From a marketing standpoint, they’ve struggled to find a good positioning that avoids the confusion about what “CRM” means. Yes, they have some SFA capabilities like you’d find in Salesforce.com and many other solutions. But the design point is really around email marketing. So now they’ve settled on “Email Marketing 2.0” to describe what they do. Although “2.0” is showing its age, in this case it works as a differentiator from email-only point solutions. However, some may confuse it with “Web 2.0” which is really not the thrust of the solution at this stage.
Some changes of note include:
- Business model has shifted to 100% subscription.
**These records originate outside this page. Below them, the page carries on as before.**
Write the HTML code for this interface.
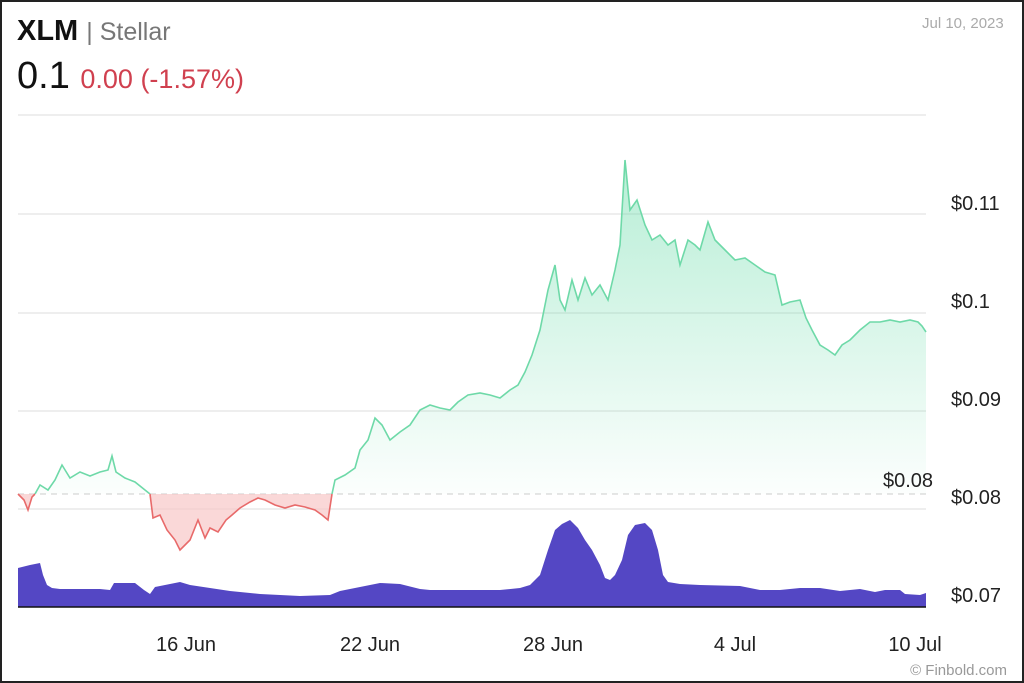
<!DOCTYPE html>
<html><head><meta charset="utf-8"><style>
html,body{margin:0;padding:0;background:#fff}
body{width:1024px;height:683px;position:relative;overflow:hidden;font-family:"Liberation Sans",sans-serif}
.frame{position:absolute;left:0;top:0;width:1020px;height:679px;border:2px solid #222}
.t{position:absolute;white-space:nowrap}
</style></head><body>
<div class="frame"></div>
<div class="t" style="left:17px;top:15px;font-size:29px;font-weight:bold;color:#111">XLM <span style="font-weight:normal;color:#777;font-size:25px">| Stellar</span></div>
<div class="t" style="left:17px;top:55px;font-size:38px;color:#111">0.1 <span style="font-size:27px;color:#d0404f">0.00 (-1.57%)</span></div>
<div class="t" style="left:922px;top:15px;font-size:15px;color:#aaa">Jul 10, 2023</div>
<svg width="1024" height="683" style="position:absolute;left:0;top:0">
<defs>
<linearGradient id="g" x1="0" y1="160" x2="0" y2="494" gradientUnits="userSpaceOnUse"><stop offset="0" stop-color="#5fd9a3" stop-opacity="0.45"/><stop offset="1" stop-color="#5fd9a3" stop-opacity="0.02"/></linearGradient>
<clipPath id="up"><rect x="0" y="0" width="1024" height="494"/></clipPath>
<clipPath id="dn"><rect x="0" y="494" width="1024" height="200"/></clipPath>
</defs>
<g stroke="#ddd" stroke-width="1">
<line x1="18" y1="115" x2="926" y2="115"/><line x1="18" y1="214" x2="926" y2="214"/><line x1="18" y1="313" x2="926" y2="313"/><line x1="18" y1="411" x2="926" y2="411"/><line x1="18" y1="509" x2="926" y2="509"/>
</g>
<line x1="18" y1="494" x2="926" y2="494" stroke="#ccc" stroke-dasharray="6,5"/>
<polygon clip-path="url(#up)" fill="url(#g)" points="18,494 24,500 28,510 32,497 35,494 40,485 48,490 55,480 62,465 70,478 80,472 90,476 100,472 108,470 112,456 116,472 125,478 135,482 145,490 150,494 153,518 160,515 167,530 175,540 180,550 185,545 190,540 198,520 205,538 210,528 218,532 226,520 232,515 240,508 250,502 258,498 265,500 275,505 285,508 295,505 305,507 315,510 322,515 328,520 332,494 335,480 345,475 355,468 360,450 368,440 375,418 382,425 390,440 400,432 410,425 420,410 430,405 440,408 450,410 458,402 468,395 480,393 490,395 500,398 510,390 518,385 525,372 532,355 540,330 548,290 555,265 560,300 565,310 572,280 578,300 585,278 592,295 600,285 608,300 615,270 620,245 625,160 630,210 637,200 645,225 652,240 660,235 668,245 675,240 680,265 688,240 695,245 700,250 708,222 715,240 725,250 735,260 745,258 755,265 765,272 775,275 782,305 790,302 800,300 806,318 812,330 820,345 828,350 835,355 842,345 850,340 860,330 870,322 880,322 890,320 900,322 910,320 918,322 922,326 926,332 926,494"/>
<polygon fill="#f8c8c8" fill-opacity="0.7" points="150,494 153,518 160,515 167,530 175,540 180,550 185,545 190,540 198,520 205,538 210,528 218,532 226,520 232,515 240,508 250,502 258,498 265,500 275,505 285,508 295,505 305,507 315,510 322,515 328,520 332,494"/>
<polygon fill="#f8c8c8" fill-opacity="0.7" points="18,494 24,500 28,510 32,497 35,494"/>
<polyline fill="none" stroke-width="1.6" stroke="#6ed9a8" clip-path="url(#up)" points="35,494 40,485 48,490 55,480 62,465 70,478 80,472 90,476 100,472 108,470 112,456 116,472 125,478 135,482 145,490 150,494"/>
<polyline fill="none" stroke-width="1.6" stroke="#6ed9a8" clip-path="url(#up)" points="332,494 335,480 345,475 355,468 360,450 368,440 375,418 382,425 390,440 400,432 410,425 420,410 430,405 440,408 450,410 458,402 468,395 480,393 490,395 500,398 510,390 518,385 525,372 532,355 540,330 548,290 555,265 560,300 565,310 572,280 578,300 585,278 592,295 600,285 608,300 615,270 620,245 625,160 630,210 637,200 645,225 652,240 660,235 668,245 675,240 680,265 688,240 695,245 700,250 708,222 715,240 725,250 735,260 745,258 755,265 765,272 775,275 782,305 790,302 800,300 806,318 812,330 820,345 828,350 835,355 842,345 850,340 860,330 870,322 880,322 890,320 900,322 910,320 918,322 922,326 926,332"/>
<polyline fill="none" stroke-width="1.6" stroke="#e86a6a" points="18,494 24,500 28,510 32,497 35,494"/>
<polyline fill="none" stroke-width="1.6" stroke="#e86a6a" points="150,494 153,518 160,515 167,530 175,540 180,550 185,545 190,540 198,520 205,538 210,528 218,532 226,520 232,515 240,508 250,502 258,498 265,500 275,505 285,508 295,505 305,507 315,510 322,515 328,520 332,494"/>
<polygon fill="#5447c4" points="18,607 18,568 30,565 40,563 43,575 47,585 52,588 60,589 100,589 110,590 114,583 135,583 144,590 150,594 155,587 170,584 180,582 190,585 210,588 230,591 260,594 300,596 330,595 340,591 360,587 380,583 400,584 420,589 430,590 500,590 520,588 530,585 540,575 548,550 555,530 562,524 570,520 578,528 585,540 592,550 600,565 605,578 610,580 615,575 622,560 628,535 635,525 645,523 652,530 658,550 663,575 668,582 680,584 700,585 740,586 760,590 780,590 800,588 820,588 840,591 860,589 875,592 885,590 900,590 905,594 920,595 926,593 926,607"/>
<line x1="18" y1="607" x2="926" y2="607" stroke="#111" stroke-width="1.5"/>
<g font-size="20" fill="#222" font-family="Liberation Sans, sans-serif">
<text x="951" y="210">$0.11</text><text x="951" y="308">$0.1</text><text x="951" y="406">$0.09</text><text x="951" y="504">$0.08</text><text x="951" y="602">$0.07</text>
<text x="883" y="487">$0.08</text>
<text x="186" y="651" text-anchor="middle">16 Jun</text><text x="370" y="651" text-anchor="middle">22 Jun</text><text x="553" y="651" text-anchor="middle">28 Jun</text><text x="735" y="651" text-anchor="middle">4 Jul</text><text x="915" y="651" text-anchor="middle">10 Jul</text>
</g>
<text x="1007" y="675" font-size="15" fill="#999" text-anchor="end" font-family="Liberation Sans, sans-serif">© Finbold.com</text>
</svg>
</body></html>
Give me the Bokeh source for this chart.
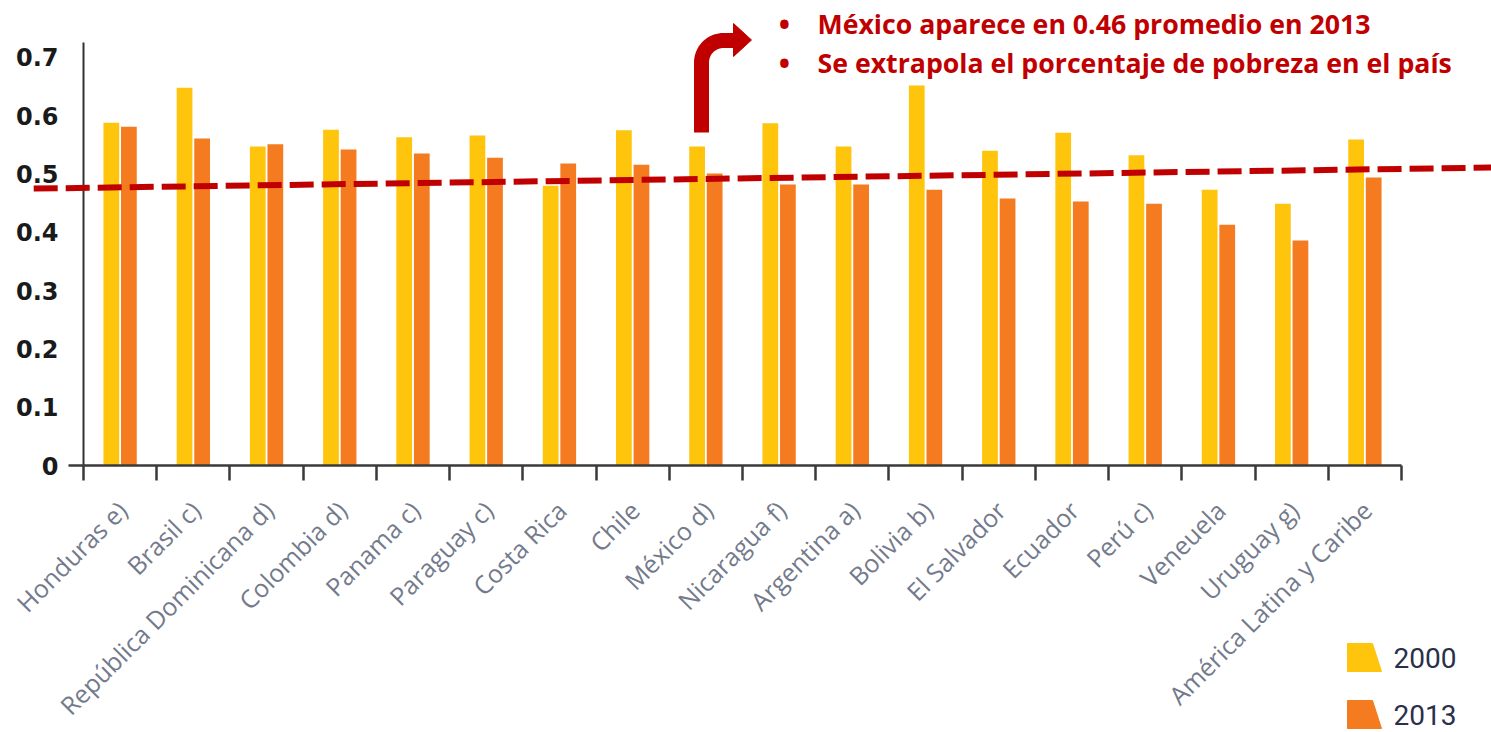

Previously they asked for an upfront fee plus a subscription fee. I’m pleased to see this, because it helps align the vendor and the customer. No adoption means churn so the vendor is motivated to help the customer succeed.
- Ease-of-use improvements to help small business owners/marketers create good looking HTML emails without knowing what HTML actual means.
- Outlook integration so users can operate Infusionsoft without leaving Outlook. And coming later this year, iPhone and Blackberry integration. Again, smart moves that address critical ease of use for small businesses. Didn’t ask about Gmail, but I suspect that’s pretty popular with small businesses so hopefully they’re thinking about that.
- Easy import from other email marketing vendors. Now this is the most important feature, in my view. Because I believe small businesses suffer from the same “point solution hell” as larger enterprises. It’s only after feeling that pain does an integrated solution become more appealing. So Infusionsoft makes it easy for users to switch from popular email marketing solutions like Constant Contact, Aweber, 1ShoppingCart and more. Nice.
What’s missing? Well, social media marketing is an obvious hole. Mask says they’re looking at adding Twitter and Facebook integration later this year. I think this is hugely important otherwise “social” will become yet another silo to manage.
By all accounts the Infusionsoft all-small-business-all-the-time strategy is working. Mask says they expect to double their customer base to 10K customers/25K users this year and reach cash flow positive. Somewhere, investors are cheering.
Having run a small business myself the past 15 years and used many point solutions, I think the integrated digital marketing solution makes a lot of sense. And, as I’ve said before, I think it’s cool that Infusionsoft has stayed focused on small businesses. That’s exceedingly rare given the pressure from most investors to cater to larger enterprises. Bravo!